### WHAT IS EXPECTED
Repeat, exactly and only, the lines from the beginning of the data through the line with "18.6, 18.4, 17.6];". Pictures are left out.

### INFORMATION PROVIDED
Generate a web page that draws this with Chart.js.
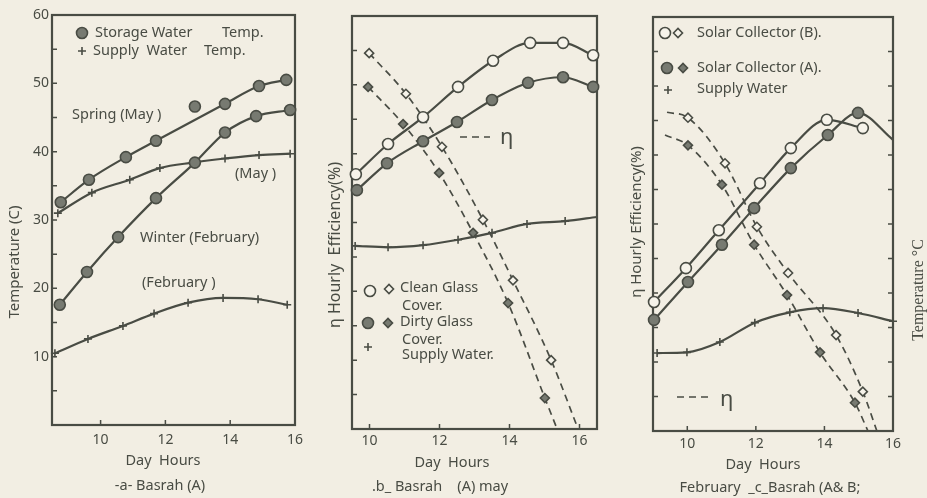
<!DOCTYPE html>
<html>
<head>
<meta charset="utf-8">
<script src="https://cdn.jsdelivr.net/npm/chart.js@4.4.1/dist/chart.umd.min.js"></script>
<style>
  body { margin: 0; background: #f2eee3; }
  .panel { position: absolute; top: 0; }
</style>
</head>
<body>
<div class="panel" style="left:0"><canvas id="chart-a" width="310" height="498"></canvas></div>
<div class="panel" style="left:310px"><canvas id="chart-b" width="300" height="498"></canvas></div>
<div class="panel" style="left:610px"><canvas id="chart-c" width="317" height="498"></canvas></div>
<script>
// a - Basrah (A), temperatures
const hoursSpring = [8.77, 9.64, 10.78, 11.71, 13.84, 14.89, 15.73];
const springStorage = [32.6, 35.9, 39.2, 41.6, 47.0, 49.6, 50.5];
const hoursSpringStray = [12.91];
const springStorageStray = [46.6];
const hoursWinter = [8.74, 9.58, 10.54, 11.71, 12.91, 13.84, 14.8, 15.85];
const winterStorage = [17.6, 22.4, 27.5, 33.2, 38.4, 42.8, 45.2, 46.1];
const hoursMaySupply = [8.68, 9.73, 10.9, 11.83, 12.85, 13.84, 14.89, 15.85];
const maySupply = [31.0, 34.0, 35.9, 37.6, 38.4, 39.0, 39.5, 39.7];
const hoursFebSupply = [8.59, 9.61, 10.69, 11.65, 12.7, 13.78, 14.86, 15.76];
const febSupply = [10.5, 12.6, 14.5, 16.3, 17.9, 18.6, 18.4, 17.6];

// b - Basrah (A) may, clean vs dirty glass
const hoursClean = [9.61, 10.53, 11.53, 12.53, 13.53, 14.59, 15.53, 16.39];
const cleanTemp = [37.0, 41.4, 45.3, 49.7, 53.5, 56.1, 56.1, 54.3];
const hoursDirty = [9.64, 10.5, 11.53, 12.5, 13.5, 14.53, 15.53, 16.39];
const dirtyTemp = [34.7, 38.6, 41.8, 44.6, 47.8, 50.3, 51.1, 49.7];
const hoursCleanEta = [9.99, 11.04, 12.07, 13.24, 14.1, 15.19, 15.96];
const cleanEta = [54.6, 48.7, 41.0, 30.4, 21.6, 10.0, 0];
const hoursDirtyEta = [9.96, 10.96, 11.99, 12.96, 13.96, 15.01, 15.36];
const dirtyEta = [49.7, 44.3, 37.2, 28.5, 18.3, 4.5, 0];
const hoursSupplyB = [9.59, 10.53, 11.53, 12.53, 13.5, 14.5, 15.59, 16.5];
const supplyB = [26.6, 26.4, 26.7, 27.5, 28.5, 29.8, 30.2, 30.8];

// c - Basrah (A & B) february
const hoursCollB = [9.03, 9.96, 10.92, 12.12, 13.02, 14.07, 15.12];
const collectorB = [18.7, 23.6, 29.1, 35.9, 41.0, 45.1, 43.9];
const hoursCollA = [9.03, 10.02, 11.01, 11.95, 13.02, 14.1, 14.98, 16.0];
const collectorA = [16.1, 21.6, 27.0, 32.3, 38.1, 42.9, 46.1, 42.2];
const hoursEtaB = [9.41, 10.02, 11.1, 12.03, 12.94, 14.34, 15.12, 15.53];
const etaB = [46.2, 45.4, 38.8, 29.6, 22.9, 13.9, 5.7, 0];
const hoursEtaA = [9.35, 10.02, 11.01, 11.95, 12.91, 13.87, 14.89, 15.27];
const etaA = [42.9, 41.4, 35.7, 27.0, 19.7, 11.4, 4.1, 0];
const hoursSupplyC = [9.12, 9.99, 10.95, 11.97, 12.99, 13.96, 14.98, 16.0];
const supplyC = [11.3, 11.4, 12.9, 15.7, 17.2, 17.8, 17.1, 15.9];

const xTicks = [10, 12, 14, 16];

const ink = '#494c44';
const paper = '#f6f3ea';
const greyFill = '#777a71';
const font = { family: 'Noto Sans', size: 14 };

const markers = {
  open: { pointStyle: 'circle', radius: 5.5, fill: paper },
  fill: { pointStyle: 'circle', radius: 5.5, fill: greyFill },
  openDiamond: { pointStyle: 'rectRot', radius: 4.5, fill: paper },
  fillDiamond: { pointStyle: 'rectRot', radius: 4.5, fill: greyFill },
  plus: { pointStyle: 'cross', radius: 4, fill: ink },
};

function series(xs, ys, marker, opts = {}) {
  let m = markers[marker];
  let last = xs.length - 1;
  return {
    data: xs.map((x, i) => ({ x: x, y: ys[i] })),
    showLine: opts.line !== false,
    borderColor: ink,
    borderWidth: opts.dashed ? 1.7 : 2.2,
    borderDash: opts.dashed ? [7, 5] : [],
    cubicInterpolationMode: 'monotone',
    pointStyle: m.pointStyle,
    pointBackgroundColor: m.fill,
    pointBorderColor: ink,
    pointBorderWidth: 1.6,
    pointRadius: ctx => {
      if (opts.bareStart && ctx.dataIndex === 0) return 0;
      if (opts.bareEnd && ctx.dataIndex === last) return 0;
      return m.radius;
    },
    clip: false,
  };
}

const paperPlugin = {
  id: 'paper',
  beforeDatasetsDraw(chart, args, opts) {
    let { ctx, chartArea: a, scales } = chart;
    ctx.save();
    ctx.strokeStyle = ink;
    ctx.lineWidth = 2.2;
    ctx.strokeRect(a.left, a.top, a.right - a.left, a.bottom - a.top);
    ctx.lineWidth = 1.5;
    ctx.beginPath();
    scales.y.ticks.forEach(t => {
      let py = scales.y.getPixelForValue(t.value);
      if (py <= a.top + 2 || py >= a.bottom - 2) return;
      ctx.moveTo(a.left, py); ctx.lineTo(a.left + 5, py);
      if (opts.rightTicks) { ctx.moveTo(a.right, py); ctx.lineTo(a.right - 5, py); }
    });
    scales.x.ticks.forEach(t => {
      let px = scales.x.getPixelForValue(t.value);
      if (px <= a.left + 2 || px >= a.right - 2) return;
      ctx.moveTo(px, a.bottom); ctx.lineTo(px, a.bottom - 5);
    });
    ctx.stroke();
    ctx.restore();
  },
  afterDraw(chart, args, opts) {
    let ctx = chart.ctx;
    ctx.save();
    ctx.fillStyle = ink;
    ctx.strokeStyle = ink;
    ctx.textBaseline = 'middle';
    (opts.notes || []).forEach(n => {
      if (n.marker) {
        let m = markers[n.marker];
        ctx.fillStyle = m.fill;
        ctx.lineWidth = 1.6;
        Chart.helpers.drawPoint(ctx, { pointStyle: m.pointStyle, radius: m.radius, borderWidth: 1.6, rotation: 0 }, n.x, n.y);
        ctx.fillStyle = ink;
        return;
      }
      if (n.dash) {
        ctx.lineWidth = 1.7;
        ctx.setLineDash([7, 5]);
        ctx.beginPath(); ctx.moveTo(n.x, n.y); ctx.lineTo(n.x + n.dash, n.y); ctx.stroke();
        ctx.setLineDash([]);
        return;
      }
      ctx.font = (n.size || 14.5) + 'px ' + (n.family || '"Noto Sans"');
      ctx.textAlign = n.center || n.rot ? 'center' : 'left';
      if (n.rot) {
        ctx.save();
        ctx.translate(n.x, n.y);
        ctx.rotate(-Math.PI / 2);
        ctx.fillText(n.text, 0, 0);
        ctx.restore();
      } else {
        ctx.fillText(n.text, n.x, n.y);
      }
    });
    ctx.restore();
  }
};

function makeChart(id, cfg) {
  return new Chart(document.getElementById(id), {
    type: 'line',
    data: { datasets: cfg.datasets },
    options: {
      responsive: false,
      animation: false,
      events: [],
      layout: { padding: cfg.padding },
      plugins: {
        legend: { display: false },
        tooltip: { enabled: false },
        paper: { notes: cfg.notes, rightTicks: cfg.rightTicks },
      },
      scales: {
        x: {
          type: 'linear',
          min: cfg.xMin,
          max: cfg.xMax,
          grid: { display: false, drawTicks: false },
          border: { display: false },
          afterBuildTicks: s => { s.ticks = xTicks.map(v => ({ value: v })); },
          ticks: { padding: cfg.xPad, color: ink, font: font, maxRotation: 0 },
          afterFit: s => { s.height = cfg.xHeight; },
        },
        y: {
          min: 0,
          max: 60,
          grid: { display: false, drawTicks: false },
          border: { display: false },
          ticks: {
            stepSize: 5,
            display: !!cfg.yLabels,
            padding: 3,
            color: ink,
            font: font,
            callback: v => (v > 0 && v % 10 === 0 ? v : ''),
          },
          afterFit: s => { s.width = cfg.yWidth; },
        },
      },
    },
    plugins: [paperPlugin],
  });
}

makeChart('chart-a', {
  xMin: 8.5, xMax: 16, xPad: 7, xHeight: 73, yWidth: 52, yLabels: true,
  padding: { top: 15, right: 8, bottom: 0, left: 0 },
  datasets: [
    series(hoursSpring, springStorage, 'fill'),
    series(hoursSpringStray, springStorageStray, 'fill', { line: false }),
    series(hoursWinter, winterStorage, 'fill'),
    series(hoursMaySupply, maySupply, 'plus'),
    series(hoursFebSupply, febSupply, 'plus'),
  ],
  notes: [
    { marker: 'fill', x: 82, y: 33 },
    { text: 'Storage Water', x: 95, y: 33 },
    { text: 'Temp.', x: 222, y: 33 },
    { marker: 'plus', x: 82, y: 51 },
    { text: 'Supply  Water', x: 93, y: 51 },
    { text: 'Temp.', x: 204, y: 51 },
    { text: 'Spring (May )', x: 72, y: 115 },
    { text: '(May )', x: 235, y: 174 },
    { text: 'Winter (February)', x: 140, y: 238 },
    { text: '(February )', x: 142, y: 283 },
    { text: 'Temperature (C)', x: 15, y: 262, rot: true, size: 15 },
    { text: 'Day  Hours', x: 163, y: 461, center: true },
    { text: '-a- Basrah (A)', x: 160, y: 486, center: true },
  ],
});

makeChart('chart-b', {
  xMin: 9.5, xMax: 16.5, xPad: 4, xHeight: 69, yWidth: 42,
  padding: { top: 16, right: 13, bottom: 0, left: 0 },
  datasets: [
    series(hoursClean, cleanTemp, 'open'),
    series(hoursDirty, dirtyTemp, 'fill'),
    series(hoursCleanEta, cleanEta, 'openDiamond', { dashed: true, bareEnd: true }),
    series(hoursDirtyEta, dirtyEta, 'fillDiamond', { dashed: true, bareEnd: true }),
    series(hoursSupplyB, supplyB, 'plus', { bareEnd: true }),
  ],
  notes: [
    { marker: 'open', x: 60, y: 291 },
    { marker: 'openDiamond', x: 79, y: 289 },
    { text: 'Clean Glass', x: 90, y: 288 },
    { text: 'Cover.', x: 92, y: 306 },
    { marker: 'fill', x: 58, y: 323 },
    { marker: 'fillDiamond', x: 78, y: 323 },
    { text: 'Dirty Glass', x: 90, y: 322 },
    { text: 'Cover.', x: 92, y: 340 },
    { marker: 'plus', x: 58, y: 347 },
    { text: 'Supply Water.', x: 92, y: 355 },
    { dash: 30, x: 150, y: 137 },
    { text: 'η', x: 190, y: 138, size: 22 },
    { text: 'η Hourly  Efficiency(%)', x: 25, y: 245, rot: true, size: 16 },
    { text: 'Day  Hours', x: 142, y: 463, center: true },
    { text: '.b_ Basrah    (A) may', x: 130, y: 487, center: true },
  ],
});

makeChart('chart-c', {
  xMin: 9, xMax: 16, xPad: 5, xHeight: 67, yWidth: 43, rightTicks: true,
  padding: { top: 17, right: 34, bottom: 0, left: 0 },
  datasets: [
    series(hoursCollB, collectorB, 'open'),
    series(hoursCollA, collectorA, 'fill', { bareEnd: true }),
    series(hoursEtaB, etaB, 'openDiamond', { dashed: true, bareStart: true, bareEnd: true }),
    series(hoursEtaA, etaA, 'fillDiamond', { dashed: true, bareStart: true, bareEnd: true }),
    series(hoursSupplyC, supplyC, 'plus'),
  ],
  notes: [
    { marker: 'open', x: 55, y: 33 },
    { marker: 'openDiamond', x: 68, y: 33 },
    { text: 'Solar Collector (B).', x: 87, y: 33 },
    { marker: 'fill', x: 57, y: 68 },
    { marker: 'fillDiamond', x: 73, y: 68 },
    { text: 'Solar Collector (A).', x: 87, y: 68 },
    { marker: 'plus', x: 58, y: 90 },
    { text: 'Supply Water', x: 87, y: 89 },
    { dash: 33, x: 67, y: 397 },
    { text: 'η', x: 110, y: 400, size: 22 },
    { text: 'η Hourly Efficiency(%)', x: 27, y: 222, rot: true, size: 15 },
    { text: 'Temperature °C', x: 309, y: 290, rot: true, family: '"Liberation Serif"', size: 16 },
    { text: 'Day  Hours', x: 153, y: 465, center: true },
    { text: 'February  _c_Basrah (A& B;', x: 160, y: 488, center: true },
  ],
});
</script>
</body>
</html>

### FULL ANSWER
Generate a web page that draws this with Chart.js.
<!DOCTYPE html>
<html>
<head>
<meta charset="utf-8">
<script src="https://cdn.jsdelivr.net/npm/chart.js@4.4.1/dist/chart.umd.min.js"></script>
<style>
  body { margin: 0; background: #f2eee3; }
  .panel { position: absolute; top: 0; }
</style>
</head>
<body>
<div class="panel" style="left:0"><canvas id="chart-a" width="310" height="498"></canvas></div>
<div class="panel" style="left:310px"><canvas id="chart-b" width="300" height="498"></canvas></div>
<div class="panel" style="left:610px"><canvas id="chart-c" width="317" height="498"></canvas></div>
<script>
// a - Basrah (A), temperatures
const hoursSpring = [8.77, 9.64, 10.78, 11.71, 13.84, 14.89, 15.73];
const springStorage = [32.6, 35.9, 39.2, 41.6, 47.0, 49.6, 50.5];
const hoursSpringStray = [12.91];
const springStorageStray = [46.6];
const hoursWinter = [8.74, 9.58, 10.54, 11.71, 12.91, 13.84, 14.8, 15.85];
const winterStorage = [17.6, 22.4, 27.5, 33.2, 38.4, 42.8, 45.2, 46.1];
const hoursMaySupply = [8.68, 9.73, 10.9, 11.83, 12.85, 13.84, 14.89, 15.85];
const maySupply = [31.0, 34.0, 35.9, 37.6, 38.4, 39.0, 39.5, 39.7];
const hoursFebSupply = [8.59, 9.61, 10.69, 11.65, 12.7, 13.78, 14.86, 15.76];
const febSupply = [10.5, 12.6, 14.5, 16.3, 17.9, 18.6, 18.4, 17.6];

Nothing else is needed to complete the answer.